**Task details:** Repeat the listing that follows, character for character, minus the pictures.

┄┄┄┄┄┄┄┄┄┄

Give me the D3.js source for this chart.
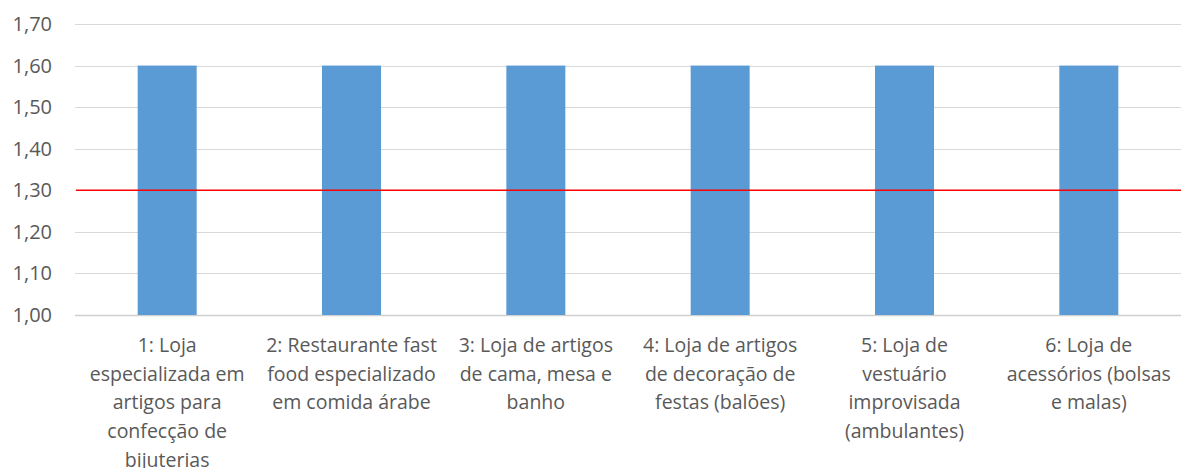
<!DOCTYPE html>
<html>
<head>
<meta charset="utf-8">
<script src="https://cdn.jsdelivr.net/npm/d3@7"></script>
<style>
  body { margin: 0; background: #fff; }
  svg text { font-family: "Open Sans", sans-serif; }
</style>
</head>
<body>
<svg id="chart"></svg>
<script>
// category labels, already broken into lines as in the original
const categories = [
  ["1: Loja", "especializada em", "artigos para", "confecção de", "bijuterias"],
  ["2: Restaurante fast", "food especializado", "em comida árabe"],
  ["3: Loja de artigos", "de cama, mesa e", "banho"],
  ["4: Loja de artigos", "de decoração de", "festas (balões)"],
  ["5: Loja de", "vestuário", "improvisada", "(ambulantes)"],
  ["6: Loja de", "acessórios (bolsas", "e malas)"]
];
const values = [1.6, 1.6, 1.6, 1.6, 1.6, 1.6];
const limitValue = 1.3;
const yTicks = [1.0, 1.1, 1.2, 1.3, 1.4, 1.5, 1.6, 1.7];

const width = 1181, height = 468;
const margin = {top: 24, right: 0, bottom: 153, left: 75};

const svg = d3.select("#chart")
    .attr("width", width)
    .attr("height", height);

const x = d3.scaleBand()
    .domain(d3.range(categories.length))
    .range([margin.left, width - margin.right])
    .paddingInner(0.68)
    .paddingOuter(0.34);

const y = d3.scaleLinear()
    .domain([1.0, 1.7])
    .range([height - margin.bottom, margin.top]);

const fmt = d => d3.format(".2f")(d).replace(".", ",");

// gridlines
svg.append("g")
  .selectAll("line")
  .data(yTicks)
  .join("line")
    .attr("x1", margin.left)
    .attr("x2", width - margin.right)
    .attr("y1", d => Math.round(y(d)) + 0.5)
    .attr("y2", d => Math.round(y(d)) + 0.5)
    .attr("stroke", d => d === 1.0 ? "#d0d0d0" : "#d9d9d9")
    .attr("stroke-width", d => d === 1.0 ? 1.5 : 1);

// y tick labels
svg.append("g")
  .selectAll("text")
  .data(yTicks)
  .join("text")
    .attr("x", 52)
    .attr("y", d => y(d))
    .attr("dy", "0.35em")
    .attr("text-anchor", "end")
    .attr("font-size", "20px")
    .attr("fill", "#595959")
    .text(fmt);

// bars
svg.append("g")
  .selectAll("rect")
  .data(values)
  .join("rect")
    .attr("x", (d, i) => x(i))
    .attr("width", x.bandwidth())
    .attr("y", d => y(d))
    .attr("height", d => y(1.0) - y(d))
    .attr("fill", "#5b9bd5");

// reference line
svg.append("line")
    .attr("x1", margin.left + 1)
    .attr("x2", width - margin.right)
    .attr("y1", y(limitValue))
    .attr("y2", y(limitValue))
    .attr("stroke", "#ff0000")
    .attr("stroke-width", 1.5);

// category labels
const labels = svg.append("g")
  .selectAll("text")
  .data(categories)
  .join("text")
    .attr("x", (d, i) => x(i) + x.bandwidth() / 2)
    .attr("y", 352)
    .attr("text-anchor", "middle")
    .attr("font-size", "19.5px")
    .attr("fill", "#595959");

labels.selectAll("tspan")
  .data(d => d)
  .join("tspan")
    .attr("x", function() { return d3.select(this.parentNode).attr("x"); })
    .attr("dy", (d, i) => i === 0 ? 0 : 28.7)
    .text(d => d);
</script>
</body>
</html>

┄┄┄┄┄┄┄┄┄┄

**Task result:**
Give me the D3.js source for this chart.
<!DOCTYPE html>
<html>
<head>
<meta charset="utf-8">
<script src="https://cdn.jsdelivr.net/npm/d3@7"></script>
<style>
  body { margin: 0; background: #fff; }
  svg text { font-family: "Open Sans", sans-serif; }
</style>
</head>
<body>
<svg id="chart"></svg>
<script>
// category labels, already broken into lines as in the original
const categories = [
  ["1: Loja", "especializada em", "artigos para", "confecção de", "bijuterias"],
  ["2: Restaurante fast", "food especializado", "em comida árabe"],
  ["3: Loja de artigos", "de cama, mesa e", "banho"],
  ["4: Loja de artigos", "de decoração de", "festas (balões)"],
  ["5: Loja de", "vestuário", "improvisada", "(ambulantes)"],
  ["6: Loja de", "acessórios (bolsas", "e malas)"]
];
const values = [1.6, 1.6, 1.6, 1.6, 1.6, 1.6];
const limitValue = 1.3;
const yTicks = [1.0, 1.1, 1.2, 1.3, 1.4, 1.5, 1.6, 1.7];

const width = 1181, height = 468;
const margin = {top: 24, right: 0, bottom: 153, left: 75};

const svg = d3.select("#chart")
    .attr("width", width)
    .attr("height", height);

const x = d3.scaleBand()
    .domain(d3.range(categories.length))
    .range([margin.left, width - margin.right])
    .paddingInner(0.68)
    .paddingOuter(0.34);

const y = d3.scaleLinear()
    .domain([1.0, 1.7])
    .range([height - margin.bottom, margin.top]);

const fmt = d => d3.format(".2f")(d).replace(".", ",");

// gridlines
svg.append("g")
  .selectAll("line")
  .data(yTicks)
  .join("line")
    .attr("x1", margin.left)
    .attr("x2", width - margin.right)
    .attr("y1", d => Math.round(y(d)) + 0.5)
    .attr("y2", d => Math.round(y(d)) + 0.5)
    .attr("stroke", d => d === 1.0 ? "#d0d0d0" : "#d9d9d9")
    .attr("stroke-width", d => d === 1.0 ? 1.5 : 1);

// y tick labels
svg.append("g")
  .selectAll("text")
  .data(yTicks)
  .join("text")
    .attr("x", 52)
    .attr("y", d => y(d))
    .attr("dy", "0.35em")
    .attr("text-anchor", "end")
    .attr("font-size", "20px")
    .attr("fill", "#595959")
    .text(fmt);

// bars
svg.append("g")
  .selectAll("rect")
  .data(values)
  .join("rect")
    .attr("x", (d, i) => x(i))
    .attr("width", x.bandwidth())
    .attr("y", d => y(d))
    .attr("height", d => y(1.0) - y(d))
    .attr("fill", "#5b9bd5");

// reference line
svg.append("line")
    .attr("x1", margin.left + 1)
    .attr("x2", width - margin.right)
    .attr("y1", y(limitValue))
    .attr("y2", y(limitValue))
    .attr("stroke", "#ff0000")
    .attr("stroke-width", 1.5);

// category labels
const labels = svg.append("g")
  .selectAll("text")
  .data(categories)
  .join("text")
    .attr("x", (d, i) => x(i) + x.bandwidth() / 2)
    .attr("y", 352)
    .attr("text-anchor", "middle")
    .attr("font-size", "19.5px")
    .attr("fill", "#595959");

labels.selectAll("tspan")
  .data(d => d)
  .join("tspan")
    .attr("x", function() { return d3.select(this.parentNode).attr("x"); })
    .attr("dy", (d, i) => i === 0 ? 0 : 28.7)
    .text(d => d);
</script>
</body>
</html>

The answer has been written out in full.